EXERCISE REQUIREMENTS:
Copy all lines that contain the word "document".

DATA PROVIDED:
[START]
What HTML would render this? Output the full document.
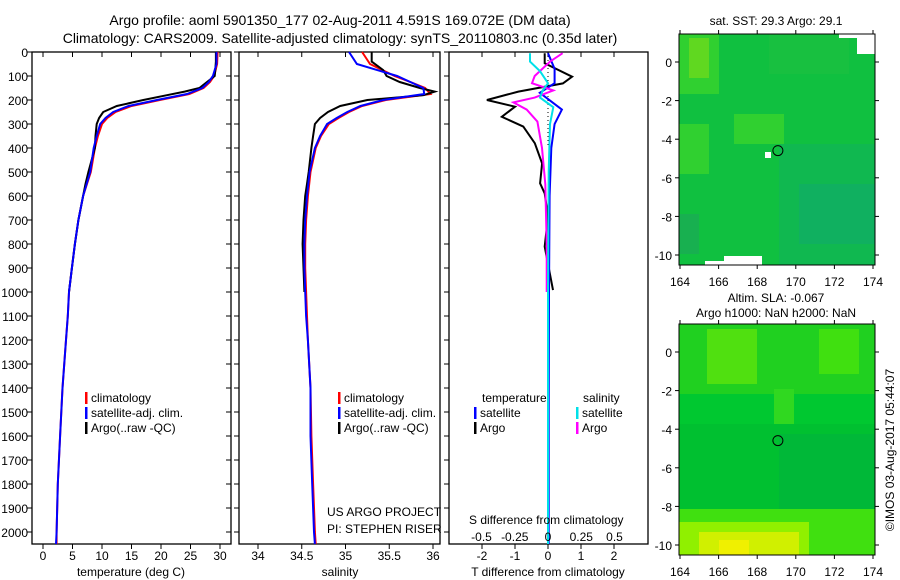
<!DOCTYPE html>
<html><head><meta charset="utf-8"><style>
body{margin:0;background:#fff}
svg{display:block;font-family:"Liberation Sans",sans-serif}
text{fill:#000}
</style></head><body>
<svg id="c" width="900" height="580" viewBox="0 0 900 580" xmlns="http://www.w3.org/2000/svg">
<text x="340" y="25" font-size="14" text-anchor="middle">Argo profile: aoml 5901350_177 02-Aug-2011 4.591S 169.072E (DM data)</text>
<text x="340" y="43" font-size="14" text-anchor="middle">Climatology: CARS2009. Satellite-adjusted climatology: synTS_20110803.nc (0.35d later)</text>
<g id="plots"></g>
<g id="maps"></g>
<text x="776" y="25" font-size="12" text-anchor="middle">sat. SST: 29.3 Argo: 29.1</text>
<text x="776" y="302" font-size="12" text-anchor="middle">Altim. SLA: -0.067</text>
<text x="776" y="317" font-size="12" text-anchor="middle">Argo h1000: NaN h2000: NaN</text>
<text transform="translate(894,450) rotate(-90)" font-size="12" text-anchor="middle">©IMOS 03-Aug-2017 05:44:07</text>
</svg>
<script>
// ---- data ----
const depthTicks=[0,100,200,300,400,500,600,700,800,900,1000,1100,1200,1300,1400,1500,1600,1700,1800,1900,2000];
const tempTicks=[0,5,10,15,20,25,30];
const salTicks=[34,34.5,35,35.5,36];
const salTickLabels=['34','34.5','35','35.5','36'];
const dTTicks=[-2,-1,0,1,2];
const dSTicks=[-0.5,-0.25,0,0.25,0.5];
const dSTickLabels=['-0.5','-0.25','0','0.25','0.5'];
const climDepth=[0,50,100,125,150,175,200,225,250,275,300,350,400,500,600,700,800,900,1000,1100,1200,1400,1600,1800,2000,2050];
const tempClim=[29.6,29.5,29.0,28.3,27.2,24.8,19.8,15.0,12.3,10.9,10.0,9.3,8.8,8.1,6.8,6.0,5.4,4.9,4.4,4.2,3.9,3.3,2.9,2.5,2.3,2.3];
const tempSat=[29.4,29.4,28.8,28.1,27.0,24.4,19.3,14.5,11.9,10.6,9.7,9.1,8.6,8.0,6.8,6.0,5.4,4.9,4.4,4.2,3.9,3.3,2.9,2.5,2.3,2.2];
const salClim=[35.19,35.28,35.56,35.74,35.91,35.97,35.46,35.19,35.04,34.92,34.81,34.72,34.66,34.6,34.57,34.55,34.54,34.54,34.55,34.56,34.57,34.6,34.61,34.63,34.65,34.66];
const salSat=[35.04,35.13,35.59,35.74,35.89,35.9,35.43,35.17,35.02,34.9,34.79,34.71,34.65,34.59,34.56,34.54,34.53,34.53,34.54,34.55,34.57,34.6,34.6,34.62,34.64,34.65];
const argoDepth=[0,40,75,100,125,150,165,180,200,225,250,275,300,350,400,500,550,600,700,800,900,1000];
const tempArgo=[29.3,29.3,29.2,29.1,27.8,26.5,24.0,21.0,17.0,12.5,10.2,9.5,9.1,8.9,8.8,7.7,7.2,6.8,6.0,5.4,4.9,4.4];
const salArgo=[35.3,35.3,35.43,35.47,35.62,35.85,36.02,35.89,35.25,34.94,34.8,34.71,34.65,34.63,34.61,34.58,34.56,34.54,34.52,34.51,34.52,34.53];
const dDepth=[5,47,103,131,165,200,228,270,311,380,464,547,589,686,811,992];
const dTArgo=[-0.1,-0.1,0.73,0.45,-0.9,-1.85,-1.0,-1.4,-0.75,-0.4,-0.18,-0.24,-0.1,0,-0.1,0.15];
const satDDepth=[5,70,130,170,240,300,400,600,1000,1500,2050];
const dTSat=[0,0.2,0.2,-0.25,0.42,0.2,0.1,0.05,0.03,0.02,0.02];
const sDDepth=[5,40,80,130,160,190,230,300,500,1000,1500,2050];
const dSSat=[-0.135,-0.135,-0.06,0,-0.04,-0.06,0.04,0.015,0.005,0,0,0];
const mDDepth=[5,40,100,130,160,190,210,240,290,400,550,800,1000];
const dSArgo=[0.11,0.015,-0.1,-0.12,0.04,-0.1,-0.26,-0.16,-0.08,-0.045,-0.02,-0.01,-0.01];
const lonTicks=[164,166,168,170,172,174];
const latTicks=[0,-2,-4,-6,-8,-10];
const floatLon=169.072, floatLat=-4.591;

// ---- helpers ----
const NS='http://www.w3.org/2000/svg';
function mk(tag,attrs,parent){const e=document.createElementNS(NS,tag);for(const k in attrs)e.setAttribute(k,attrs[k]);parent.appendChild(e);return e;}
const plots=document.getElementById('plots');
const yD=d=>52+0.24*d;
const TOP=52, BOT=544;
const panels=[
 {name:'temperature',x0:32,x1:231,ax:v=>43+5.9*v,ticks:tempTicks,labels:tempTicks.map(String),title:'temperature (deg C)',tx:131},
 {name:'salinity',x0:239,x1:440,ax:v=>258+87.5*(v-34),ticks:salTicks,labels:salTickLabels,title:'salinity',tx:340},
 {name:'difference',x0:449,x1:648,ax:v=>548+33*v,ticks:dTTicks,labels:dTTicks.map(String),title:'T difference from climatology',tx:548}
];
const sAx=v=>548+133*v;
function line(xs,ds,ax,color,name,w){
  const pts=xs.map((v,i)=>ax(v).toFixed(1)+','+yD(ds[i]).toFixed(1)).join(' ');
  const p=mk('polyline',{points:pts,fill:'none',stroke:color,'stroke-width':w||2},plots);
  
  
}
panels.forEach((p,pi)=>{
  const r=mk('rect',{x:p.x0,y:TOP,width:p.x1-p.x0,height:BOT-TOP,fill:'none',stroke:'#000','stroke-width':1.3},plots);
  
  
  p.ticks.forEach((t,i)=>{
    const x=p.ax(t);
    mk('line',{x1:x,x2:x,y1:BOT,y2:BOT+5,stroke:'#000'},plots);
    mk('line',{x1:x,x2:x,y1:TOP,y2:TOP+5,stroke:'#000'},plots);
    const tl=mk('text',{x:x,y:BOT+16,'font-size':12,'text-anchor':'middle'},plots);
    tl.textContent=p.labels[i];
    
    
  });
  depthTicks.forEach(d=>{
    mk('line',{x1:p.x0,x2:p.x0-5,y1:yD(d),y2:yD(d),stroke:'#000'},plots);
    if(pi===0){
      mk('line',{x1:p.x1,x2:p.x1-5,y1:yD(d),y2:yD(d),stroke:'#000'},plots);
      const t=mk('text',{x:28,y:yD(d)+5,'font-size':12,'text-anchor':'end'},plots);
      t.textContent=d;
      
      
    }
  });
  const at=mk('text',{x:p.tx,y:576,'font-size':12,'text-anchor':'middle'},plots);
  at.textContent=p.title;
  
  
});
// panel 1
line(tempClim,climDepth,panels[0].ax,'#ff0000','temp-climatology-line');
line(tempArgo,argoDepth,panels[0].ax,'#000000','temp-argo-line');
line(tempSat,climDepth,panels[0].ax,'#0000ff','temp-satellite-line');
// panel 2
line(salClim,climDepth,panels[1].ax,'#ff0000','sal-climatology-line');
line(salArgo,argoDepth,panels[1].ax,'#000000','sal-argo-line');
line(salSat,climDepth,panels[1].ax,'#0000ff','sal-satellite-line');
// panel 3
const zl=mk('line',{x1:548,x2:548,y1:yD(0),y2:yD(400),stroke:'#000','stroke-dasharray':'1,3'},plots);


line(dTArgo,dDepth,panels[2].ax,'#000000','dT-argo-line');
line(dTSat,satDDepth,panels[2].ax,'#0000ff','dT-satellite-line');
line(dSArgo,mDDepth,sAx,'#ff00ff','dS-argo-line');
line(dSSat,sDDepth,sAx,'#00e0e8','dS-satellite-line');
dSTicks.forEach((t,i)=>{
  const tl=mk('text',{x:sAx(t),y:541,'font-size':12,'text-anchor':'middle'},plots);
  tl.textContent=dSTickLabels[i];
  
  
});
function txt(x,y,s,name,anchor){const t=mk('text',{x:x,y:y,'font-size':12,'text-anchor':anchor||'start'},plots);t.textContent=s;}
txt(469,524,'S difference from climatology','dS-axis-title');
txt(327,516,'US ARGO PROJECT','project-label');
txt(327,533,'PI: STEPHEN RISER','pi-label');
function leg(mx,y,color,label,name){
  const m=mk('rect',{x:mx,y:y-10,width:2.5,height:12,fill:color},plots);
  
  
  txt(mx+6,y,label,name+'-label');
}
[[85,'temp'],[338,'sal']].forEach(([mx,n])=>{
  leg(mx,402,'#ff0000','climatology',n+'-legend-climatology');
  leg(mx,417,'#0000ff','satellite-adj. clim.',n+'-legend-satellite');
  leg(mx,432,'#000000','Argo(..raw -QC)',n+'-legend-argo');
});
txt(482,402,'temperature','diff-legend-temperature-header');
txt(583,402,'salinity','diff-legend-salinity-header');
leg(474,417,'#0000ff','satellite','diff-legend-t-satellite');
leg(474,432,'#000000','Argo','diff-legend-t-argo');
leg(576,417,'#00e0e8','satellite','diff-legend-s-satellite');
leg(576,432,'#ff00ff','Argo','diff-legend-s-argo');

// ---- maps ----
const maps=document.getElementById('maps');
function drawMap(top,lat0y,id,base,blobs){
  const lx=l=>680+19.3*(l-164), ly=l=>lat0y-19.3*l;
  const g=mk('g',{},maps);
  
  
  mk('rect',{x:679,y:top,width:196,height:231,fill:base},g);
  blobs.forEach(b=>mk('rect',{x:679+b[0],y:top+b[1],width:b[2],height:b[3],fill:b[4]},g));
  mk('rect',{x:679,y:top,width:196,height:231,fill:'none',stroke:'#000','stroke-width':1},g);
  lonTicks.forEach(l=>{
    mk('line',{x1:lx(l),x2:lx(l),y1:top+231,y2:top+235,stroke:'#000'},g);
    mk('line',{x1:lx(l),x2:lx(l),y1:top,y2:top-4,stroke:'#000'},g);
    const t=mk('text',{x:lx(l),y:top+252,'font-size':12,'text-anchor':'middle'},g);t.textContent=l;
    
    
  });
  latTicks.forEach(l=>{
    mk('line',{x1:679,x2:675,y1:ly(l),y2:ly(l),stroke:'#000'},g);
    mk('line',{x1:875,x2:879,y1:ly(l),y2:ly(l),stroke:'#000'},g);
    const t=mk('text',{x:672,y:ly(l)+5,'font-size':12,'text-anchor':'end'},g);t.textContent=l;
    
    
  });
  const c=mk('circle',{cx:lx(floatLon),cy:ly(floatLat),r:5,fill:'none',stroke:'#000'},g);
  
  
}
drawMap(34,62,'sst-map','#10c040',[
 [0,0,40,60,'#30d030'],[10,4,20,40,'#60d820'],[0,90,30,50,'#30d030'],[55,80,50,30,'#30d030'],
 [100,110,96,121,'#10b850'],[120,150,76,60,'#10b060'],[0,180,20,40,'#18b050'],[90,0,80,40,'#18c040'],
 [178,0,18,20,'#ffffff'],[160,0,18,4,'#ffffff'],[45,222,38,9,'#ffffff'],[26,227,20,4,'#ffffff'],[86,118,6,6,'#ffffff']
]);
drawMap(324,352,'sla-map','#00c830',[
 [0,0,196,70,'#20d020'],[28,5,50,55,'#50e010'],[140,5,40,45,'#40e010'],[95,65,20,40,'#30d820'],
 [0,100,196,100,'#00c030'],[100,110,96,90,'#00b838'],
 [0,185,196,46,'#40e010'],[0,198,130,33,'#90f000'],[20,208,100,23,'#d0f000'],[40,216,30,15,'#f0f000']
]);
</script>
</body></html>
[END]
SOLUTION FOR THIS EXERCISE:
What HTML would render this? Output the full document.
function mk(tag,attrs,parent){const e=document.createElementNS(NS,tag);for(const k in attrs)e.setAttribute(k,attrs[k]);parent.appendChild(e);return e;}
const plots=document.getElementById('plots');
const maps=document.getElementById('maps');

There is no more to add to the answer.